Mirroring the SUCHO web archives

The SUCHO Web Archives are publicly accessible as a dataset on the AWS OpenData Program. You can help us secure their safety by mirroring the S3 bucket. We recommend that you reserve 100TB of disk space for the mirror.

Step 1: Check the Open Data registry

Check the SUCHO entry of the AWS Open Data registry for the description of the dataset and the S3 bucket name, which is sucho-opendata.

Step 2: Download and install the AWS CLI

Install the aws CLI according to the install instructions. Alternatively you can also use rclone or s3cmd.

Step 3: Sync the SUCHO bucket

Since the SUCHO Open Data bucket is publicly accessible, you do not need access credentials to access it. Use the CLI flag --no-sign-request to access the bucket fully anonymously. The AWS region is eu-central-1.

Please use the sync command to mirror the bucket. Using the sync command will ensure that possible deletions, renames or other file operations made in the Open Data bucket will be mirrored to your destination.
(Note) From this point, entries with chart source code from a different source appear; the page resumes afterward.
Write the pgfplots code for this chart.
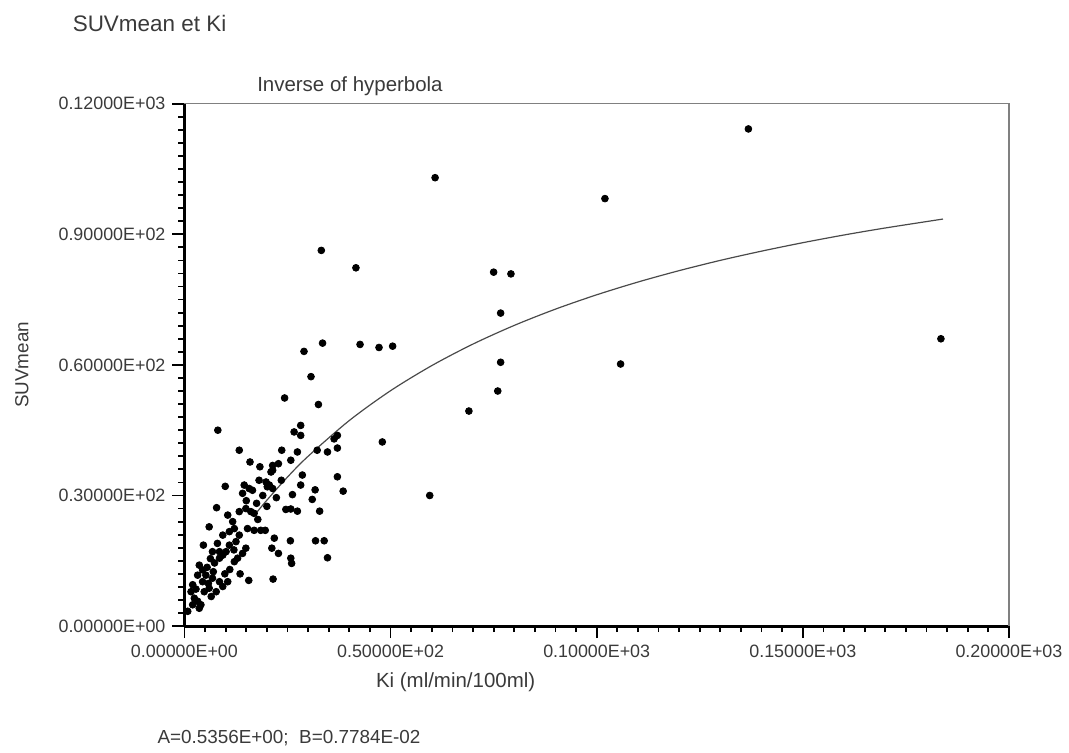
\documentclass[border=0pt]{standalone}
\usepackage{pgfplots}
\pgfplotsset{compat=1.18}
\usepackage{fontspec}
\setmainfont{Liberation Sans}
\definecolor{txt}{HTML}{3A3A3A}
\definecolor{fitline}{HTML}{4A4A4A}

\begin{document}
\begin{tikzpicture}
\begin{axis}[
  scale only axis, width=413.5bp, height=262bp,
  xmin=0, xmax=200, ymin=0, ymax=120,
  axis x line=bottom, axis y line=left,
  axis line style={-, line width=1.4bp, black},
  tick align=outside, xtick pos=left, ytick pos=left,
  major tick length=6bp, minor tick length=3bp,
  every tick/.style={black, line width=0.9bp},
  xtick={0,50,100,150,200},
  xticklabels={0.00000E+00,0.50000E+02,0.10000E+03,0.15000E+03,0.20000E+03},
  ytick={0,30,60,90,120},
  yticklabels={0.00000E+00,0.30000E+02,0.60000E+02,0.90000E+02,0.12000E+03},
  minor x tick num=9, minor y tick num=9,
  ticklabel style={font=\fontsize{9}{10}\selectfont, text=txt},
  xlabel={Ki (ml/min/100ml)},
  ylabel={SUVmean},
  xlabel style={font=\fontsize{10.3}{12}\selectfont, text=txt, at={(rel axis cs:0,0)}, anchor=center, xshift=136bp, yshift=-28bp},
  ylabel style={font=\fontsize{9.5}{11}\selectfont, text=txt, at={([xshift=-81.5bp]rel axis cs:0,0.5)}, anchor=center},
  clip=false,
]
% fitted curve (inverse of hyperbola)
\addplot[fitline, line width=0.6bp, smooth] coordinates {
  (17,25.5) (20,28.93) (25,34.24) (30,39.01) (40,47.23) (50,54.07)
  (60,59.84) (70,64.79) (80,69.07) (90,72.81) (100,76.10) (110,79.03)
  (120,81.65) (130,84.01) (140,86.13) (150,88.07) (160,89.84)
  (170,91.45) (184,93.50)
};
% measured points
\addplot[only marks, mark=*, mark size=1.7bp, black] coordinates {
  (136.8,114.2) (60.8,103.0) (102.0,98.2) (33.2,86.3) (41.6,82.3)
  (75.0,81.3) (79.2,80.9) (76.7,71.9) (76.7,60.6) (76.0,54.0)
  (105.8,60.2) (183.5,66.0) (69.0,49.4) (59.5,30.0) (33.5,65.0)
  (29.0,63.1) (42.6,64.7) (47.2,64.0) (50.5,64.3) (30.7,57.3)
  (32.5,50.9) (48.0,42.3) (24.3,52.4) (8.1,45.0)
  (26.6,44.6) (28.2,46.1) (28.2,43.8) (37.1,43.8) (36.3,43.0)
  (37.1,40.9) (32.2,40.4) (34.7,40.0) (27.4,40.0) (25.8,38.1)
  (23.6,40.4) (13.3,40.4) (28.6,34.7) (37.1,34.3) (28.2,32.4)
  (31.7,31.3) (38.5,31.0) (26.2,30.2) (31.0,29.1) (25.8,26.9)
  (27.4,26.4) (32.8,26.4) (24.6,26.8) (25.7,19.6) (31.8,19.6)
  (33.9,19.6) (34.7,15.7) (25.8,15.6) (26.0,14.4) (21.8,20.2)
  (22.8,16.7) (21.2,17.9) (21.5,10.8) (15.6,10.5)
  (15.9,37.7) (18.3,36.6) (21.4,36.9) (21.4,35.8) (22.8,37.3)
  (21.0,35.4) (9.9,32.1) (14.5,32.4) (15.7,31.6) (16.5,31.2)
  (14.1,30.5) (18.1,33.5) (19.8,33.1) (20.6,32.4) (21.4,31.6)
  (20.1,32.0) (22.3,29.5) (17.5,28.2) (7.8,27.2) (13.3,26.3)
  (14.9,27.0) (16.1,26.3) (16.9,25.9) (11.7,24.0) (12.1,22.4)
  (10.9,21.7) (9.3,20.9) (6.0,22.8) (15.3,22.4) (16.9,22.0)
  (18.5,22.0) (19.6,22.0) (13.3,20.9) (12.5,19.4) (10.9,18.6)
  (10.1,17.1) (4.6,18.6) (8.5,17.1) (6.8,17.1) (14.9,17.9)
  (14.1,16.7) (12.9,15.6) (12.1,14.8) (9.3,16.3) (8.5,15.6)
  (7.3,14.5) (3.6,14.0) (4.4,12.9) (5.2,11.7) (3.2,11.7)
  (6.8,11.0) (8.5,10.2) (9.3,9.1) (10.5,10.2) (6.0,8.7)
  (7.7,7.9) (6.5,6.8) (2.0,9.5) (1.6,7.9) (2.4,6.4)
  (3.2,5.7) (3.6,4.1) (2.0,4.9) (0.8,3.4) (4.4,10.2)
  (4.8,7.9) (4.0,4.9) (5.5,13.5) (7.0,12.5) (11.0,13.0)
  (13.5,12.0) (2.8,8.5) (5.8,9.8) (9.8,12.0) (12.0,17.5)
  (17.8,24.5) (20.0,27.5) (23.5,33.5) (19.0,30.0) (10.5,25.5)
  (15.0,28.8) (8.0,19.0) (6.3,15.5)
};
% thin frame on top and right
\draw[gray, line width=0.6bp] (rel axis cs:0,1) -- (rel axis cs:1,1) -- (rel axis cs:1,0);
\node[anchor=west, font=\fontsize{10.3}{12}\selectfont, text=txt] at ([xshift=33bp, yshift=9bp]rel axis cs:0,1) {Inverse of hyperbola};
\node[anchor=west, font=\fontsize{11.3}{13}\selectfont, text=txt] at ([xshift=-59.5bp, yshift=40bp]rel axis cs:0,1) {SUVmean et Ki};
\node[anchor=west, font=\fontsize{9.5}{11}\selectfont, text=txt] at ([xshift=-17bp, yshift=-56bp]rel axis cs:0,0) {A=0.5356E+00;\ \ B=0.7784E-02};
\coordinate (bl) at ([xshift=-92.5bp, yshift=-60.5bp]rel axis cs:0,0);
\coordinate (tr) at ([xshift=28.5bp, yshift=52bp]rel axis cs:1,1);
\end{axis}
\path (bl) rectangle (tr);
\end{tikzpicture}
\end{document}
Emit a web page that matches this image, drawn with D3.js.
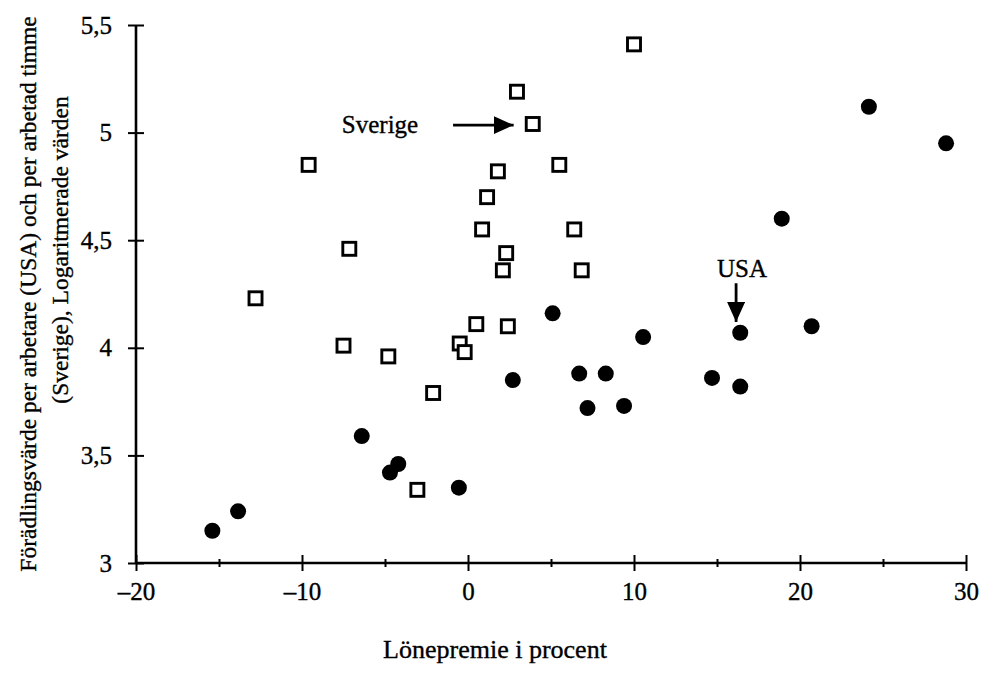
<!DOCTYPE html>
<html>
<head>
<meta charset="utf-8">
<script src="https://cdn.jsdelivr.net/npm/d3@7"></script>
<style>
  body { margin: 0; background: #fff; }
  text { font-family: "Liberation Serif", "Times New Roman", serif; fill: #000; stroke: #000; stroke-width: 0.35px; }
</style>
</head>
<body>
<div id="chart"></div>
<script>
// Sverige (open squares): lonepremie, log value
var sverigeX = [10.0, 2.95, 3.9, -9.6, 5.5, 1.8, 1.15, 0.85, 6.4, -7.15, 2.3,
                2.1, 6.85, -12.8, -7.5, 0.5, 2.4, -4.8, -0.5, -0.2, -2.1, -3.05];
var sverigeY = [5.41, 5.19, 5.04, 4.85, 4.85, 4.82, 4.70, 4.55, 4.55, 4.46, 4.44,
                4.36, 4.36, 4.23, 4.01, 4.11, 4.10, 3.96, 4.02, 3.98, 3.79, 3.34];

// USA (filled circles)
var usaX = [-15.4, -13.85, -6.4, -4.7, -4.2, -0.55, 5.1, 2.7, 6.7, 8.3, 7.2, 9.4,
            10.55, 16.4, 20.7, 14.7, 16.4, 24.15, 28.8, 18.9];
var usaY = [3.15, 3.24, 3.59, 3.42, 3.46, 3.35, 4.16, 3.85, 3.88, 3.88, 3.72, 3.73,
            4.05, 4.07, 4.10, 3.86, 3.82, 5.12, 4.95, 4.60];

var xTicks = [-20, -10, 0, 10, 20, 30];
var xMinorTicks = [-15, -5, 5, 15, 25];
var yTicks = [3, 3.5, 4, 4.5, 5, 5.5];

var xTitle = "Lönepremie i procent";
var yTitle = ["Förädlingsvärde per arbetare (USA) och per arbetad timme",
              "(Sverige), Logaritmerade värden"];

// annotations: label text + arrow (from -> to) in data units
var notes = [
    {label: "Sverige", lx: -3.0, ly: 5.0, anchor: "end", x1: -0.9, y1: 5.035, x2: 2.75, y2: 5.035},
    {label: "USA", lx: 15.0, ly: 4.33, anchor: "start", x1: 16.15, y1: 4.30, x2: 16.15, y2: 4.12}
];

var margin = {top: 25, right: 24, bottom: 115, left: 136};
var width = 990 - margin.left - margin.right,
    height = 678 - margin.top - margin.bottom;

var svg = d3.select("#chart").append("svg")
    .attr("width", 990)
    .attr("height", 678);

var g = svg.append("g")
    .attr("transform", "translate(" + margin.left + "," + margin.top + ")");

var x = d3.scaleLinear().domain([-20, 30]).range([0, width]);
var y = d3.scaleLinear().domain([3, 5.5]).range([height, 0]);

var fmt = function(d) { return String(d).replace(".", ",").replace("-", "\u2013"); };

// x axis
var xAxis = g.append("g")
    .attr("transform", "translate(0," + height + ")")
    .call(d3.axisBottom(x).tickValues(xTicks).tickSize(8).tickPadding(11).tickFormat(fmt));
xAxis.selectAll(".tick line").attr("y1", -8);

var xMinor = g.append("g")
    .attr("transform", "translate(0," + height + ")")
    .call(d3.axisBottom(x).tickValues(xMinorTicks).tickSize(4).tickFormat(""));
xMinor.selectAll(".tick line").attr("y1", -4);
xMinor.select(".domain").remove();

// y axis
var yAxis = g.append("g")
    .call(d3.axisLeft(y).tickValues(yTicks).tickSize(8).tickPadding(16).tickFormat(fmt));
yAxis.selectAll(".tick line").attr("x1", 8);

// plain domain lines without outer ticks
xAxis.select(".domain").attr("d", "M0,0H" + width);
yAxis.select(".domain").attr("d", "M0," + height + "V0");
g.selectAll(".domain").attr("stroke", "#000").attr("stroke-width", 2.6);

g.selectAll(".tick line").attr("stroke", "#000").attr("stroke-width", 2);
g.selectAll(".tick text")
    .style("font-size", "25px")
    .style("font-family", "Liberation Serif, serif");

// points
var usa = usaX.map(function(d, i) { return {x: d, y: usaY[i]}; });
var sve = sverigeX.map(function(d, i) { return {x: d, y: sverigeY[i]}; });

g.selectAll("circle.usa")
    .data(usa)
    .enter().append("circle")
    .attr("class", "usa")
    .attr("cx", function(d) { return x(d.x); })
    .attr("cy", function(d) { return y(d.y); })
    .attr("r", 8)
    .attr("fill", "#000");

var sq = 13;
g.selectAll("rect.sve")
    .data(sve)
    .enter().append("rect")
    .attr("class", "sve")
    .attr("x", function(d) { return x(d.x) - sq / 2; })
    .attr("y", function(d) { return y(d.y) - sq / 2; })
    .attr("width", sq)
    .attr("height", sq)
    .attr("fill", "#fff")
    .attr("stroke", "#000")
    .attr("stroke-width", 2.9);

// arrows
svg.append("defs").append("marker")
    .attr("id", "head")
    .attr("viewBox", "0 0 20 18")
    .attr("refX", 20).attr("refY", 9)
    .attr("markerWidth", 20).attr("markerHeight", 18)
    .attr("markerUnits", "userSpaceOnUse")
    .attr("orient", "auto")
    .append("path")
    .attr("d", "M0,0L20,9L0,18Z")
    .attr("fill", "#000");

g.selectAll("line.arrow")
    .data(notes)
    .enter().append("line")
    .attr("class", "arrow")
    .attr("x1", function(d) { return x(d.x1); })
    .attr("y1", function(d) { return y(d.y1); })
    .attr("x2", function(d) { return x(d.x2); })
    .attr("y2", function(d) { return y(d.y2); })
    .attr("stroke", "#000")
    .attr("stroke-width", 2.8)
    .attr("marker-end", "url(#head)");

g.selectAll("text.note")
    .data(notes)
    .enter().append("text")
    .attr("class", "note")
    .attr("x", function(d) { return x(d.lx); })
    .attr("y", function(d) { return y(d.ly); })
    .attr("text-anchor", function(d) { return d.anchor; })
    .style("font-size", "25px")
    .text(function(d) { return d.label; });

// axis titles
svg.append("text")
    .attr("x", 495)
    .attr("y", 658)
    .attr("text-anchor", "middle")
    .style("font-size", "26px")
    .text(xTitle);

svg.append("text")
    .attr("transform", "translate(36,294) rotate(-90)")
    .attr("text-anchor", "middle")
    .style("font-size", "23.5px")
    .text(yTitle[0]);

svg.append("text")
    .attr("transform", "translate(68,250) rotate(-90)")
    .attr("text-anchor", "middle")
    .style("font-size", "23.5px")
    .text(yTitle[1]);
</script>
</body>
</html>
Assuming your destination directory is a folder called /sucho_mirror/ the AWS sync command would look like this:

aws s3 sync --no-sign-request s3://sucho-opendata/ /sucho_mirror/

To optimise transfer speeds, you can tweak the settings multipart_chunksize and max_concurrent_requests. The average file size of the bucket is ca. 750MB, so you could set the chunk size to 512MB without problems.